The classification results for the classifier which was trained on the minced meat dataset are summarized in Table 3, where we show the number of pixels detected in images which were not part of the training or validation set. The main difference from the spring rolls dataset is that no false positives were discovered in the scans that contained no foreign objects. Otherwise, there is consistent variation between datasets in the number of foreign object pixels discovered. Another difference is that in the cross-validation process the sparsity regularization parameter that was chosen yields 17% sparsity. This means that we could certainly get away with storing fewer data for this approach.

Table 3. Results for the minced meat dataset where we present the number of pixels detected as foreign objects on average in 5 different datasets. The first dataset is 5 scans of nothing, i.e. empty scans. Datasets 1, 2 and 3 consist of 10 scans each, two which were used for training. The difference of the foreign objects in each dataset can be found in Table 1. The last dataset is meat without any foreign objects.
Full size table

Some example results are presented in Fig. 6. The foreign objects detected were mostly metals, and also some stone pebbles, quartz, and glass. The smallest objects detected are 2–3 mm in diameter.

Fig. 6.
figure 6

Example results from the classifier on both datasets. The white color indicates foreign objects. The top row shows the spring rolls and the bottom row shows from left to right an example from dataset 1,2 and 3. The foreign objects detected were stone pebbles, metals, quartz, and glass. These were the foreign objects used for training.

Full size image

5 Discussion

We achieve good detection on the type of foreign objects we can detect. The items used for training are the ones that are represented in the detection, we do not manage to generalize to all the scanned foreign objects. This is mainly because of low signal to noise ratio, especially for the objects that have low absorption. The undetected items are also not represented in the training set, if they would be included we would potentially get more false positives, because they are not as distinct as the metals, stone pebbles, and quartz, thus moving the decision boundary closer to the food item. One approach to try to get a more general detector would be to train with as many different types of foreign objects as possible, that are detectable, and find the discriminant vectors from SDA or use a semi-supervised approach. Then the new data can be projected similar to Fig. 5 and the air and food item classes can be described there with normal distributions or other ways to encapsulate the two classes. Then everything outside those classes would be classified as foreign objects. Each type of foreign object could also be modeled on its own, then we could encapsulate what is known, and everything outside the known classes would belong to an unknown class.

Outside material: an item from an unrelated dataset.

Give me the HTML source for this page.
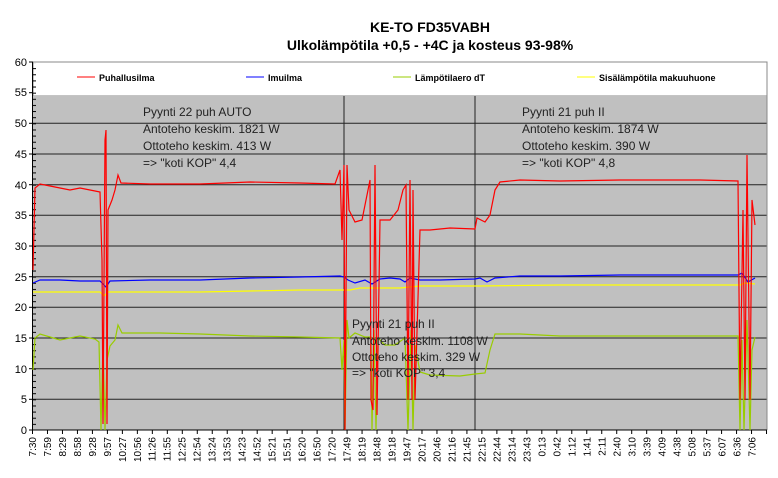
<!DOCTYPE html>
<html><head><meta charset="utf-8"><style>
body{margin:0;background:#fff;width:778px;height:478px;overflow:hidden}
svg{display:block;font-family:"Liberation Sans",Arial,sans-serif}
</style></head><body>
<svg width="778" height="478" viewBox="0 0 778 478" xmlns="http://www.w3.org/2000/svg">
<defs>
<pattern id="ym" patternUnits="userSpaceOnUse" x="0" y="430" width="10" height="6.1333"><line x1="0" y1="0.5" x2="10" y2="0.5" stroke="#000" stroke-width="1"/></pattern>
<pattern id="xm" patternUnits="userSpaceOnUse" x="32" y="0" width="14.98" height="10"><line x1="0.5" y1="0" x2="0.5" y2="10" stroke="#000" stroke-width="1"/></pattern>
</defs>
<text x="430" y="32" text-anchor="middle" font-size="14" font-weight="bold">KE-TO FD35VABH</text>
<text x="430" y="50" text-anchor="middle" font-size="14" font-weight="bold">Ulkolämpötila +0,5 - +4C ja kosteus 93-98%</text>
<rect x="33" y="62" width="734" height="34" fill="#fff" stroke="#888" stroke-width="1"/>
<rect x="33" y="96" width="734" height="334" fill="#c0c0c0"/>
<g stroke="#222" stroke-width="1">
<line x1="33" y1="123.3" x2="767" y2="123.3"/><line x1="33" y1="154" x2="767" y2="154"/>
<line x1="33" y1="184.7" x2="767" y2="184.7"/><line x1="33" y1="215.3" x2="767" y2="215.3"/>
<line x1="33" y1="246" x2="767" y2="246"/><line x1="33" y1="276.7" x2="767" y2="276.7"/>
<line x1="33" y1="307.3" x2="767" y2="307.3"/><line x1="33" y1="338" x2="767" y2="338"/>
<line x1="33" y1="368.7" x2="767" y2="368.7"/><line x1="33" y1="399.3" x2="767" y2="399.3"/>
<line x1="344" y1="96" x2="344" y2="430"/><line x1="475" y1="96" x2="475" y2="430"/>
</g>
<line x1="767" y1="62" x2="767" y2="430" stroke="#888"/>
<rect x="33" y="63" width="3" height="367" fill="url(#ym)"/>
<rect x="29" y="61" width="4" height="370" fill="url(#ym)" opacity="0"/>
<g stroke="#000">
<line x1="29" y1="62" x2="33" y2="62"/><line x1="29" y1="92.7" x2="33" y2="92.7"/><line x1="29" y1="123.3" x2="33" y2="123.3"/><line x1="29" y1="154" x2="33" y2="154"/><line x1="29" y1="184.7" x2="33" y2="184.7"/><line x1="29" y1="215.3" x2="33" y2="215.3"/><line x1="29" y1="246" x2="33" y2="246"/><line x1="29" y1="276.7" x2="33" y2="276.7"/><line x1="29" y1="307.3" x2="33" y2="307.3"/><line x1="29" y1="338" x2="33" y2="338"/><line x1="29" y1="368.7" x2="33" y2="368.7"/><line x1="29" y1="399.3" x2="33" y2="399.3"/><line x1="29" y1="430" x2="33" y2="430"/>
</g>
<rect x="32" y="430" width="736" height="4" fill="url(#xm)"/>
<line x1="32.5" y1="62" x2="32.5" y2="430" stroke="#000"/>
<line x1="32.5" y1="430" x2="767" y2="430" stroke="#000"/>
<g font-size="11" fill="#000" text-anchor="end">
<text x="27" y="66">60</text><text x="27" y="96">55</text><text x="27" y="127">50</text><text x="27" y="158">45</text>
<text x="27" y="189">40</text><text x="27" y="219">35</text><text x="27" y="250">30</text><text x="27" y="281">25</text>
<text x="27" y="311">20</text><text x="27" y="342">15</text><text x="27" y="373">10</text><text x="27" y="403">5</text><text x="27" y="434">0</text>
</g>
<g font-size="10" fill="#000" text-anchor="end">
<text transform="translate(36,437) rotate(-90)">7:30</text>
<text transform="translate(51,437) rotate(-90)">7:59</text>
<text transform="translate(66,437) rotate(-90)">8:29</text>
<text transform="translate(81,437) rotate(-90)">8:58</text>
<text transform="translate(96,437) rotate(-90)">9:28</text>
<text transform="translate(111,437) rotate(-90)">9:57</text>
<text transform="translate(126,437) rotate(-90)">10:27</text>
<text transform="translate(141,437) rotate(-90)">10:56</text>
<text transform="translate(155.5,437) rotate(-90)">11:26</text>
<text transform="translate(170.5,437) rotate(-90)">11:55</text>
<text transform="translate(185.5,437) rotate(-90)">12:25</text>
<text transform="translate(200.5,437) rotate(-90)">12:54</text>
<text transform="translate(215.5,437) rotate(-90)">13:24</text>
<text transform="translate(230.5,437) rotate(-90)">13:53</text>
<text transform="translate(245.5,437) rotate(-90)">14:23</text>
<text transform="translate(260.5,437) rotate(-90)">14:52</text>
<text transform="translate(275.5,437) rotate(-90)">15:21</text>
<text transform="translate(290.5,437) rotate(-90)">15:51</text>
<text transform="translate(305.5,437) rotate(-90)">16:20</text>
<text transform="translate(320.5,437) rotate(-90)">16:50</text>
<text transform="translate(335.5,437) rotate(-90)">17:20</text>
<text transform="translate(350.5,437) rotate(-90)">17:49</text>
<text transform="translate(365.5,437) rotate(-90)">18:19</text>
<text transform="translate(380.5,437) rotate(-90)">18:48</text>
<text transform="translate(395.5,437) rotate(-90)">19:18</text>
<text transform="translate(410.5,437) rotate(-90)">19:47</text>
<text transform="translate(425.5,437) rotate(-90)">20:17</text>
<text transform="translate(440.5,437) rotate(-90)">20:46</text>
<text transform="translate(455.5,437) rotate(-90)">21:16</text>
<text transform="translate(470.5,437) rotate(-90)">21:45</text>
<text transform="translate(485.5,437) rotate(-90)">22:15</text>
<text transform="translate(500.5,437) rotate(-90)">22:44</text>
<text transform="translate(515.5,437) rotate(-90)">23:14</text>
<text transform="translate(530.5,437) rotate(-90)">23:43</text>
<text transform="translate(545.5,437) rotate(-90)">0:13</text>
<text transform="translate(560.5,437) rotate(-90)">0:42</text>
<text transform="translate(575.5,437) rotate(-90)">1:12</text>
<text transform="translate(590.5,437) rotate(-90)">1:41</text>
<text transform="translate(605.5,437) rotate(-90)">2:11</text>
<text transform="translate(620.5,437) rotate(-90)">2:40</text>
<text transform="translate(635.5,437) rotate(-90)">3:10</text>
<text transform="translate(650.5,437) rotate(-90)">3:39</text>
<text transform="translate(665.5,437) rotate(-90)">4:09</text>
<text transform="translate(680.5,437) rotate(-90)">4:38</text>
<text transform="translate(695.5,437) rotate(-90)">5:08</text>
<text transform="translate(710.5,437) rotate(-90)">5:37</text>
<text transform="translate(725.5,437) rotate(-90)">6:07</text>
<text transform="translate(740.5,437) rotate(-90)">6:36</text>
<text transform="translate(755.5,437) rotate(-90)">7:06</text>
</g>
<!-- legend -->
<line x1="77" y1="77" x2="95" y2="77" stroke="#f00"/><text x="99" y="81" font-size="9" font-weight="bold">Puhallusilma</text>
<line x1="246" y1="77" x2="264" y2="77" stroke="#00f"/><text x="268" y="81" font-size="9" font-weight="bold">Imuilma</text>
<line x1="393" y1="77" x2="411" y2="77" stroke="#9c0"/><text x="415" y="81" font-size="9" font-weight="bold">Lämpötilaero dT</text>
<line x1="577" y1="77" x2="595" y2="77" stroke="#ff0"/><text x="599" y="81" font-size="9" font-weight="bold">Sisälämpötila makuuhuone</text>
<!-- series -->
<polyline fill="none" stroke="#ff0" stroke-width="1.2" points="33,292 100,292 104,296 108,292 200,292 250,291 300,290 340,290 350,290 360,288 400,288 420,286 480,286 560,285 650,285 740,285 745,283 755,284"/>
<polyline fill="none" stroke="#00f" stroke-width="1.2" points="33,283 40,280 60,280 80,281 100,281 103,284 106,287 110,281 150,280 200,280 250,278 300,277 340,276 344,277 348,280 355,283 365,280 372,284 380,279 390,278 400,279 405,282 410,278 420,280 440,280 475,279 480,278 487,282 495,278 520,276 560,276 620,275 700,275 738,275 742,273 748,282 755,278"/>
<polyline fill="none" stroke="#9c0" stroke-width="1.2" points="33,370 35,338 40,334 50,337 60,340 80,336 95,339 99,342 101,430 103,340 105,430 107,360 110,346 115,340 118,325 122,333 160,333 200,334 250,336 300,337 340,338 342,370 344,340 345,430 347,320 349,338 355,333 365,337 371,337 372,430 374,330 376,430 378,338 385,345 395,345 405,338 408,430 411,330 413,430 415,345 420,372 430,375 460,376 475,374 485,373 490,350 495,334 520,334 560,336 620,336 700,336 738,336 740,430 742,340 744,430 747,320 750,430 752,350 755,337"/>
<polyline fill="none" stroke="#f00" stroke-width="1.2" points="33,270 35,188 40,184 50,186 60,188 70,190 80,188 95,191 100,192 102,260 103,424 105,140 106,130 107,424 108,210 112,200 115,190 118,175 121,183 150,184 200,184 250,182 300,183 335,184 340,170 342,240 344,165 345,430 347,165 349,210 355,222 362,220 367,195 370,180 371,400 373,410 375,165 377,415 380,220 390,220 398,210 403,190 406,185 408,400 410,180 412,400 413,190 415,400 420,230 430,230 450,228 475,229 477,218 485,222 490,215 495,190 500,182 520,180 560,181 620,180 700,180 738,181 740,400 743,210 745,400 747,155 750,400 752,200 755,225"/>
<!-- annotations -->
<g font-size="12" fill="#222">
<text x="143" y="116">Pyynti 22 puh AUTO</text><text x="143" y="133">Antoteho keskim. 1821 W</text>
<text x="143" y="150">Ottoteho keskim. 413 W</text><text x="143" y="167">=&gt; "koti KOP" 4,4</text>
<text x="522" y="116">Pyynti 21 puh II</text><text x="522" y="133">Antoteho keskim. 1874 W</text>
<text x="522" y="150">Ottoteho keskim. 390 W</text><text x="522" y="167">=&gt; "koti KOP" 4,8</text>
<text x="352" y="328">Pyynti 21 puh II</text><text x="352" y="345">Antoteho keskim. 1108 W</text>
<text x="352" y="361">Ottoteho keskim. 329 W</text><text x="352" y="377">=&gt; "koti KOP" 3,4</text>
</g>
</svg>
</body></html>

One way to augment the current measurements would be to have some way to estimate the thickness of the materials that are being scanned. That would be a good additional variable for a data-driven approach, or it could be used for normalization. This is already being done in some commercial products using a laser to map the height of the food product.

We can say that for the data sets used we can get away with storing half of the data or less. But this is both application and material dependent. Different applications could yield different foreign objects and different materials have different intensity profiles, meaning that some variables/channels are redundant in some cases and useful in others. This would have to be dealt with for each specific application.

6 Conclusion

We have demonstrated that we can achieve robust detection of certain foreign objects in the data sets used in this work. This was done in a completely data-driven manner by applying a sparse classifier to the normalized data. There is great potential for using an approach similar to the one we present, which could help with storing fewer data and processing the results faster.